Few Utahns are as personally associated with the fight over SB54 as Phill Wright, a vocal proponent of the caucus system who has fought the dual-path and signature routes from both within the party, as a member of the Republican Party’s governing State Central Committee, and without, as executive director of Keep My Voice.

Wright was among the committee members who authorized lawsuits against the state and pushed a party bylaw that could have stripped candidates of their Republican membership for gathering signatures. And with Keep My Voice, he was part of a successful effort to impede Count My Vote — the group that catalyzed SB54 — from qualifying its ballot initiative that may have seen the dual path ratified through a public vote.

“I would rather be known as the guy who stood for something,” Wright said, “than the guy who sat through everything."

Now, the former Utah Republican Party vice chairman says that while he’ll continue to encourage the repeal of SB54, he will not lead any fight against signature candidates or encourage the party to launch new litigation.

“I will treat every candidate fairly,” Wright said, “regardless of how they make it to a primary.”

Wright ran for chairman two years ago, losing to Anderson. But Wright said he has always been appreciative of the individuals who serve in party leadership, describing it as a thankless but necessary role.
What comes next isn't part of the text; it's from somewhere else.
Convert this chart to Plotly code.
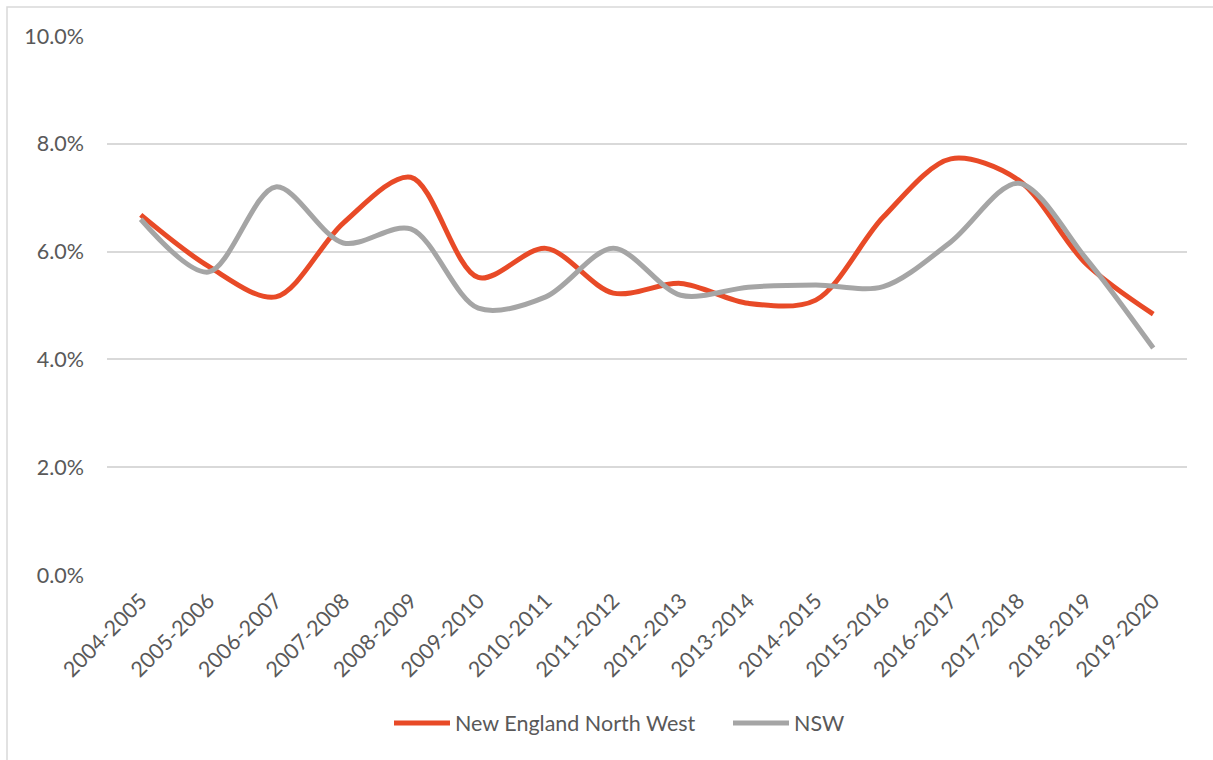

He said the party should never assume a candidate is safe, pointing to McAdams’ narrow defeat of Mia Love in 2018 after two terms in Congress. The party dropped the ball in that race, Wright said, compounded by low voter turnout in Utah County that may have been exacerbated by long lines at a limited number of polling locations.

“The party has done a very poor job getting its message out,” Wright said. “It’s done a poor job supporting its candidates across the state.”
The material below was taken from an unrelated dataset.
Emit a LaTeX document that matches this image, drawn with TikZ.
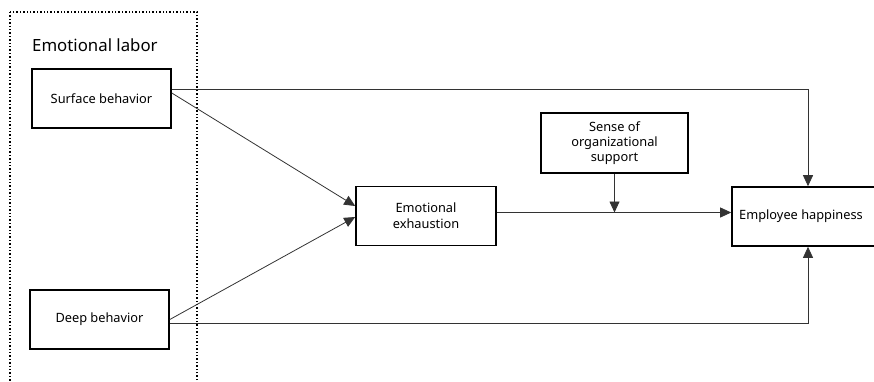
\documentclass[tikz,border=0pt]{standalone}
\usepackage{fontspec}
\setmainfont{Noto Sans}
\usetikzlibrary{positioning, arrows.meta, calc}
\tikzset{
    x=1pt, y=-1pt,
    font=\fontsize{12.8}{16}\selectfont,
    box/.style={          % variable boxes
        draw=black,
        line width=1.6pt,
        align=center,
        inner sep=2pt,
        minimum height=59pt
    },
    path/.style={         % effect arrows
        draw=black!80,
        line width=0.8pt,
        -{Triangle[length=11pt,width=10pt]}
    },
    group/.style={        % dotted frame
        draw=black,
        dotted,
        line width=1.4pt
    }
}
\begin{document}
\begin{tikzpicture}
    \useasboundingbox (0,0) rectangle (874,381);
    \draw[group] (10,12) rectangle (197,395);
    \node[anchor=west, inner sep=0pt, font=\fontsize{16.8}{20}\selectfont] (labor) at (32,45) {Emotional labor};

    \node[box, minimum width=139pt] (surf) at (101.5,98.5) {Surface behavior};
    \node[box, minimum width=139pt] (deep) at (99.5,319.5) {Deep behavior};
    \node[box, minimum width=140pt] (exh) at (426,216) {Emotional\\exhaustion};
    \node[box, minimum width=147pt, minimum height=60pt, font=\fontsize{12.8}{15}\selectfont] (sense) at (614.5,143) {Sense of\\organizational\\support};
    \node[box, minimum width=152pt] (happy) at (808,216.5) {Employee happiness\hspace*{14pt}};

    \draw[path] ([yshift=9.5pt]surf.east) -| (happy.north);
    \draw[path] ([yshift=-3.5pt]deep.east) -| (happy.south);
    \draw[path] ([yshift=5.5pt]surf.east) -- ([yshift=10pt]exh.west);
    \draw[path] (deep.east) -- ([yshift=-1pt]exh.west);
    \coordinate (mid) at ([yshift=3.5pt]exh.east);
    \draw[path] (mid) -- (mid -| happy.west);
    \draw[path] (sense.south) -- (sense.south |- mid);
\end{tikzpicture}
\end{document}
Wright said the Utah Republican Party is at a crossroads, but is not necessarily falling apart. Republicans are unified in their support for the party platform, he said, and promoting those principles is key to healing divisions, expanding the party base and moving forward after years of fighting over SB54.
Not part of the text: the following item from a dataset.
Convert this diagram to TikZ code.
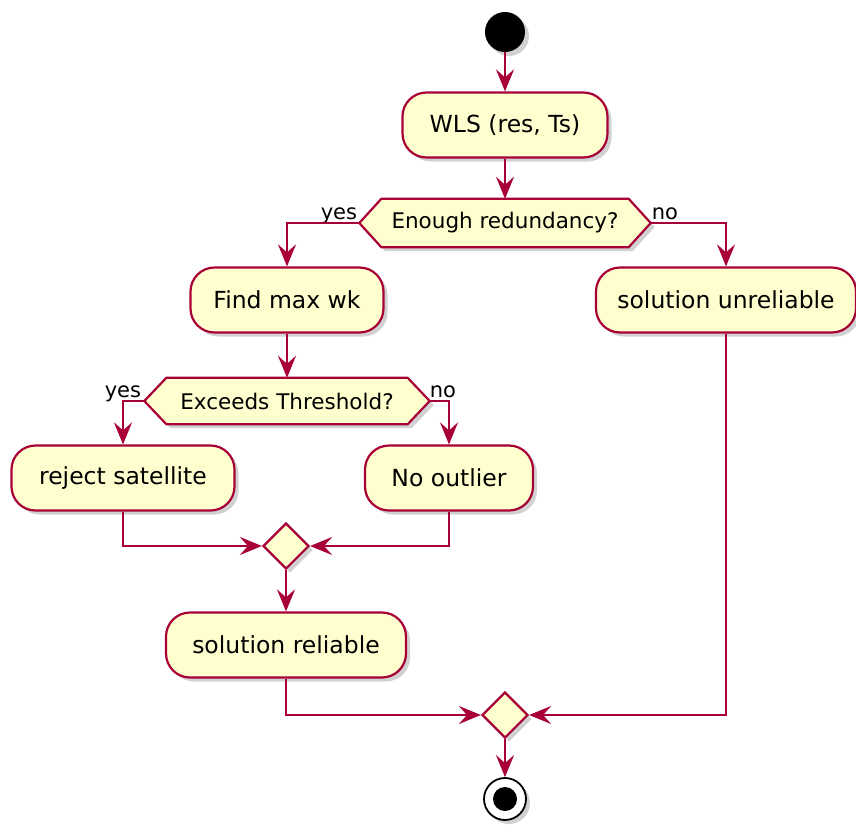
\documentclass[tikz,border=0pt]{standalone}
\usepackage{fontspec}
\setmainfont{DejaVu Sans}
\usetikzlibrary{arrows.meta,calc,shapes.geometric,shadows}
\definecolor{umlfill}{HTML}{FEFECE}
\definecolor{umlline}{HTML}{A80036}

\begin{document}
\begin{tikzpicture}[x=1pt,y=-1pt,
  shade/.style={drop shadow={shadow xshift=4pt,shadow yshift=-4pt,opacity=0.3,fill=black!60}},
  act/.style={draw=umlline,fill=umlfill,line width=2.2pt,rounded corners=24pt,
    minimum height=65pt,inner sep=0pt,font=\fontsize{23.5}{28}\selectfont,shade},
  dec/.style={inner sep=0pt,font=\fontsize{21.5}{26}\selectfont},
  hexa/.style={draw=umlline,fill=umlfill,line width=2.2pt,shade},
  merge/.style={diamond,draw=umlline,fill=umlfill,line width=2.2pt,
    minimum width=46pt,minimum height=46pt,inner sep=0pt,aspect=1,shade},
  flow/.style={draw=umlline,line width=2.2pt,
    -{Stealth[length=22pt,width=18pt,inset=8pt]}},
  lbl/.style={inner sep=0pt,font=\fontsize{21}{25}\selectfont}]

% page frame
\useasboundingbox (0,0) rectangle (856,825);

% start and end markers
\node[circle,fill=black,minimum size=40pt,inner sep=0pt,shade] (start) at (505,32) {};
\node[circle,draw=black,fill=white,line width=1.8pt,minimum size=42pt,inner sep=0pt,shade] (stop) at (505,799) {};
\node[circle,fill=black,minimum size=24pt,inner sep=0pt] (stopdot) at (stop) {};

% activities
\node[act,minimum width=205pt] (wls) at (505,125) {WLS (res, Ts)};
\node[act,minimum width=193pt] (find) at (287,300) {Find max wk};
\node[act,minimum width=260pt] (unrel) at (726,300) {solution unreliable};
\node[act,minimum width=223pt] (rej) at (123,478) {reject satellite};
\node[act,minimum width=168pt] (noout) at (449,478) {No outlier};
\node[act,minimum width=240pt] (rel) at (286,645) {solution reliable};

% decisions: hexagons drawn around plain text nodes
\node[dec,minimum width=291pt,minimum height=48pt] (q1) at (505,223) {};
\draw[hexa] (q1.west) -- ($(q1.north west)+(22,0)$) -- ($(q1.north east)+(-22,0)$)
  -- (q1.east) -- ($(q1.south east)+(-22,0)$) -- ($(q1.south west)+(22,0)$) -- cycle;
\node[dec] (q1t) at (q1) {Enough redundancy?};

\node[dec,minimum width=285pt,minimum height=46pt] (q2) at (287,401) {};
\draw[hexa] (q2.west) -- ($(q2.north west)+(22,0)$) -- ($(q2.north east)+(-22,0)$)
  -- (q2.east) -- ($(q2.south east)+(-22,0)$) -- ($(q2.south west)+(22,0)$) -- cycle;
\node[dec] (q2t) at (q2) {Exceeds Threshold?};

% merge points
\node[merge] (m1) at (286,546) {};
\node[merge] (m2) at (505,715) {};

% branch labels
\node[lbl,anchor=base east] (y1) at ($(q1.west)+(-2,-4)$) {yes};
\node[lbl,anchor=base west] (n1) at ($(q1.east)+(1,-4)$) {no};
\node[lbl,anchor=base east] (y2) at ($(q2.west)+(-3,-4)$) {yes};
\node[lbl,anchor=base west] (n2) at ($(q2.east)+(0,-4)$) {no};

% connectors
\draw[flow] (start) -- (wls);
\draw[flow] (wls) -- (q1);
\draw[flow] (q1.west) -| (find.north);
\draw[flow] (q1.east) -| (unrel.north);
\draw[flow] (find) -- (q2);
\draw[flow] (q2.west) -| (rej.north);
\draw[flow] (q2.east) -| (noout.north);
\draw[flow] (rej.south) |- (m1.west);
\draw[flow] (noout.south) |- (m1.east);
\draw[flow] (m1) -- (rel);
\draw[flow] (rel.south) |- (m2.west);
\draw[flow] (unrel.south) |- (m2.east);
\draw[flow] (m2) -- (stop);
\end{tikzpicture}
\end{document}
He also said he hopes to work with teenage and college Republican organizations to counteract what he described as “indoctrination” at universities.

“We need to help encourage them and remind them that they are here today because of capitalism," Wright said, “and socialism kills, as we’ve seen in other countries around the world.”

He said he welcomes debate and conversation, but emphasized that any changes should come from within the organization, rather than a reaction to outside pressures.

“I relate it to people joining a church," Wright said. “If you join a church, you’re joining that church because you agree with their doctrine — we’ll call that their platform. And if you agree with their platform you align with them, you become part of that organization. I feel it’s the same way with politics.”